Es obvio que si se desea un Estado realmente
eficiente, en un mundo crecientemente complejo, se requiere incrementar el
grado de exigencia respecto a la responsabilidad del funcionario. No
hay alternativa. De lo contrario, si se deja librado al criterio de los propios
funcionarios optar o no por más altos niveles de calificación, las cosas no
marchan, pues los intereses personales terminan prevaleciendo sobre el interés
general. Cuando, hace algunos años, en cierto país de América Latina se realizó
un referedum dirigido a reformar las leyes para acentuar la disciplina
de los funcionarios y tornar más eficiente la lucha contra la corrupción
administrativa, gremios e individuos se opusieron, por lo que no se logró el
porcentaje mínimo requerido en la votación por el sí. Actitud absurda y esúpida si se tiene en cuenta la
suposición lógica de que a los ciudadanos conviene un funcionario probo y
eficiente, que responda a los intereses de la sociedad, que no engañe, que no
robe, que no desperdicie el tiempo y los recursos del Estado. Pero, según se
ve, hay gente que prefiere los caminos torcidos, aunque resulte el gran
perjudicado.
Cuando el Estado deja ad libitum, al gusto y parecer de cada funcionario, aceptar o no las exigencias de la Moral, nada funciona. Y esto
viene a demostrar la trascendencia práctica del Principio Ético, que no somete
a cuentas su autoridad ni permite que la cuestionen, condicionen o limiten,
sino que la impone al funcionario mediante la coercibilidad jurídica.

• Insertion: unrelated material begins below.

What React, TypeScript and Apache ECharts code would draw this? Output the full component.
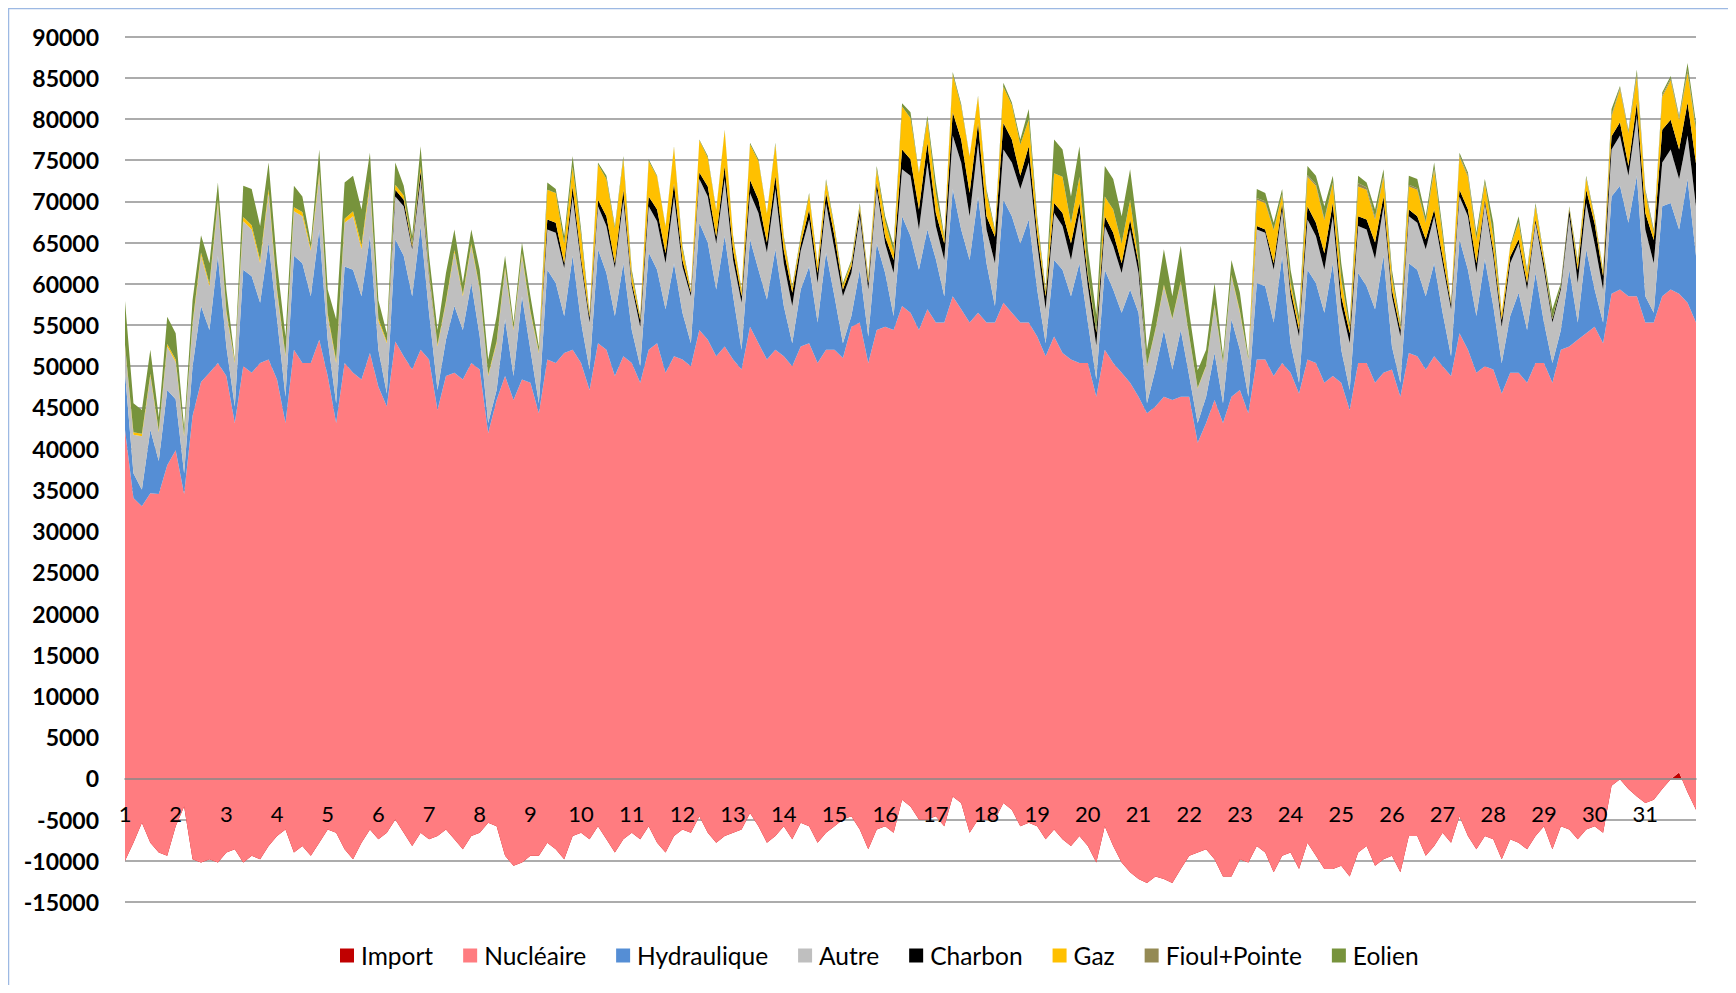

Pero esta posibilidad real sólo puede tener lugar en el Estado Ético
de Derecho, no así en el Estado de Derecho,
cuya actitud reduccionista ha impedido
profundizar en la responsabilidad penal, civil y administrativa del
funcionario, hasta sus últimas raíces, es decir, hasta las raíces éticas.
Sólo cuando por debajo de la
responsabilidad meramente legal se haga valer la responsabilidad moral de los
funcionarios, podrá ser un hecho el sanemiento de la Administración Pública y
la regeneración del Estado.
Mientras eso no suceda, todo seguirá nadando en la mediocridad, en un
Estado ineficiente y en una sociedad cada vez más hundida en la frustración.